* **Data lines**
#####

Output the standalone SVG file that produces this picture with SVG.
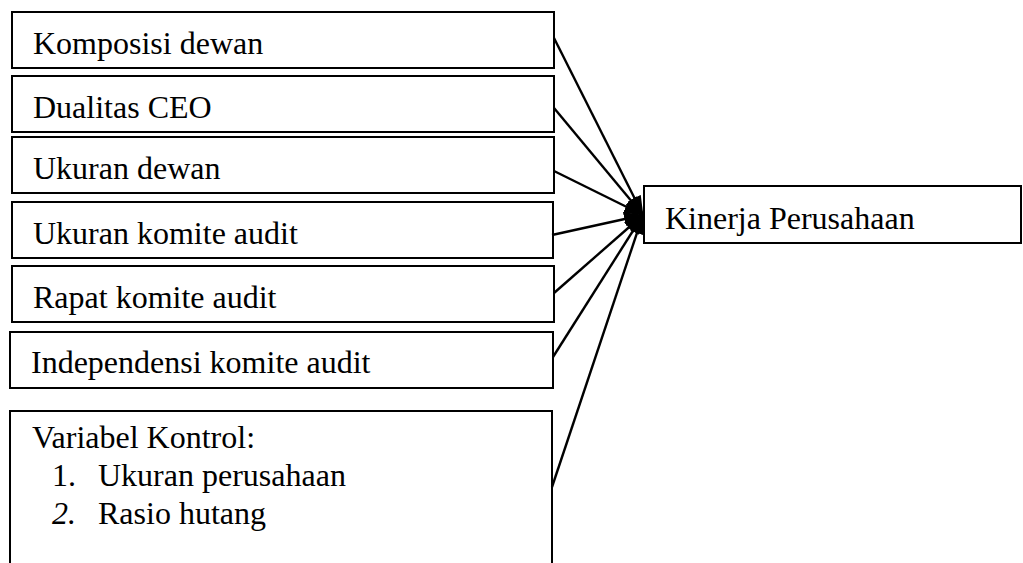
<svg xmlns="http://www.w3.org/2000/svg" width="1023" height="563" viewBox="0 0 1023 563">
  <style>
    .box { fill: #ffffff; stroke: #000000; stroke-width: 2; }
    .lbl { font-family: "Liberation Serif", "Times New Roman", serif; font-size: 32px; fill: #000000; }
    .edge { stroke: #000000; stroke-width: 2.4; fill: none; marker-end: url(#arrow); }
  </style>
  <defs>
    <marker id="arrow" markerUnits="userSpaceOnUse" markerWidth="20" markerHeight="14" refX="19" refY="7" orient="auto">
      <path d="M0,0 L20,7 L0,14 Z" fill="#000000"/>
    </marker>
  </defs>

  <rect width="1023" height="563" fill="#ffffff"/>

  <!-- independent variables -->
  <g id="komposisi-dewan">
    <rect class="box" x="12" y="12" width="542" height="56"/>
    <text class="lbl" x="33" y="54">Komposisi dewan</text>
  </g>
  <g id="dualitas-ceo">
    <rect class="box" x="12" y="76" width="542" height="56"/>
    <text class="lbl" x="33" y="118">Dualitas CEO</text>
  </g>
  <g id="ukuran-dewan">
    <rect class="box" x="12" y="137" width="542" height="56"/>
    <text class="lbl" x="33" y="179">Ukuran dewan</text>
  </g>
  <g id="ukuran-komite-audit">
    <rect class="box" x="12" y="202" width="541" height="56"/>
    <text class="lbl" x="33" y="244">Ukuran komite audit</text>
  </g>
  <g id="rapat-komite-audit">
    <rect class="box" x="12" y="266" width="542" height="56"/>
    <text class="lbl" x="33" y="308">Rapat komite audit</text>
  </g>
  <g id="independensi-komite-audit">
    <rect class="box" x="10" y="332" width="543" height="56"/>
    <text class="lbl" x="31" y="373">Independensi komite audit</text>
  </g>

  <!-- control variables (box runs past the bottom edge) -->
  <g id="variabel-kontrol">
    <path class="box" d="M10,570 V411 H552 V570"/>
    <text class="lbl" x="32" y="448">Variabel Kontrol:</text>
    <text class="lbl" x="52" y="486">1.</text>
    <text class="lbl" x="98" y="486">Ukuran perusahaan</text>
    <text class="lbl" x="52" y="524" font-style="italic">2.</text>
    <text class="lbl" x="98" y="524">Rasio hutang</text>
  </g>

  <!-- dependent variable -->
  <g id="kinerja-perusahaan">
    <rect class="box" x="644" y="186" width="377" height="57"/>
    <text class="lbl" x="665" y="229">Kinerja Perusahaan</text>
  </g>

  <!-- connectors -->
  <g id="connectors">
    <line class="edge" x1="554" y1="38" x2="643" y2="215"/>
    <line class="edge" x1="554" y1="108" x2="643" y2="215"/>
    <line class="edge" x1="554" y1="171" x2="643" y2="215"/>
    <line class="edge" x1="552" y1="235" x2="643" y2="215"/>
    <line class="edge" x1="554" y1="293" x2="643" y2="215"/>
    <line class="edge" x1="553" y1="357" x2="643" y2="215"/>
    <line class="edge" x1="552" y1="487" x2="643" y2="215"/>
  </g>
</svg>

#####

* **Directive**
All the lines above are to be given again exactly as they read, with the pictures removed.

* **Answer to the exercise**
Output the standalone SVG file that produces this picture with SVG.
<svg xmlns="http://www.w3.org/2000/svg" width="1023" height="563" viewBox="0 0 1023 563">
  <style>
    .box { fill: #ffffff; stroke: #000000; stroke-width: 2; }
    .lbl { font-family: "Liberation Serif", "Times New Roman", serif; font-size: 32px; fill: #000000; }
    .edge { stroke: #000000; stroke-width: 2.4; fill: none; marker-end: url(#arrow); }
  </style>
  <defs>
    <marker id="arrow" markerUnits="userSpaceOnUse" markerWidth="20" markerHeight="14" refX="19" refY="7" orient="auto">
      <path d="M0,0 L20,7 L0,14 Z" fill="#000000"/>
    </marker>
  </defs>

  <rect width="1023" height="563" fill="#ffffff"/>

  <!-- independent variables -->
  <g id="komposisi-dewan">
    <rect class="box" x="12" y="12" width="542" height="56"/>
    <text class="lbl" x="33" y="54">Komposisi dewan</text>
  </g>
  <g id="dualitas-ceo">
    <rect class="box" x="12" y="76" width="542" height="56"/>
    <text class="lbl" x="33" y="118">Dualitas CEO</text>
  </g>
  <g id="ukuran-dewan">
    <rect class="box" x="12" y="137" width="542" height="56"/>
    <text class="lbl" x="33" y="179">Ukuran dewan</text>
  </g>
  <g id="ukuran-komite-audit">
    <rect class="box" x="12" y="202" width="541" height="56"/>
    <text class="lbl" x="33" y="244">Ukuran komite audit</text>
  </g>
  <g id="rapat-komite-audit">
    <rect class="box" x="12" y="266" width="542" height="56"/>
    <text class="lbl" x="33" y="308">Rapat komite audit</text>
  </g>
  <g id="independensi-komite-audit">
    <rect class="box" x="10" y="332" width="543" height="56"/>
    <text class="lbl" x="31" y="373">Independensi komite audit</text>
  </g>

  <!-- control variables (box runs past the bottom edge) -->
  <g id="variabel-kontrol">
    <path class="box" d="M10,570 V411 H552 V570"/>
    <text class="lbl" x="32" y="448">Variabel Kontrol:</text>
    <text class="lbl" x="52" y="486">1.</text>
    <text class="lbl" x="98" y="486">Ukuran perusahaan</text>
    <text class="lbl" x="52" y="524" font-style="italic">2.</text>
    <text class="lbl" x="98" y="524">Rasio hutang</text>
  </g>

  <!-- dependent variable -->
  <g id="kinerja-perusahaan">
    <rect class="box" x="644" y="186" width="377" height="57"/>
    <text class="lbl" x="665" y="229">Kinerja Perusahaan</text>
  </g>

  <!-- connectors -->
  <g id="connectors">
    <line class="edge" x1="554" y1="38" x2="643" y2="215"/>
    <line class="edge" x1="554" y1="108" x2="643" y2="215"/>
    <line class="edge" x1="554" y1="171" x2="643" y2="215"/>
    <line class="edge" x1="552" y1="235" x2="643" y2="215"/>
    <line class="edge" x1="554" y1="293" x2="643" y2="215"/>
    <line class="edge" x1="553" y1="357" x2="643" y2="215"/>
    <line class="edge" x1="552" y1="487" x2="643" y2="215"/>
  </g>
</svg>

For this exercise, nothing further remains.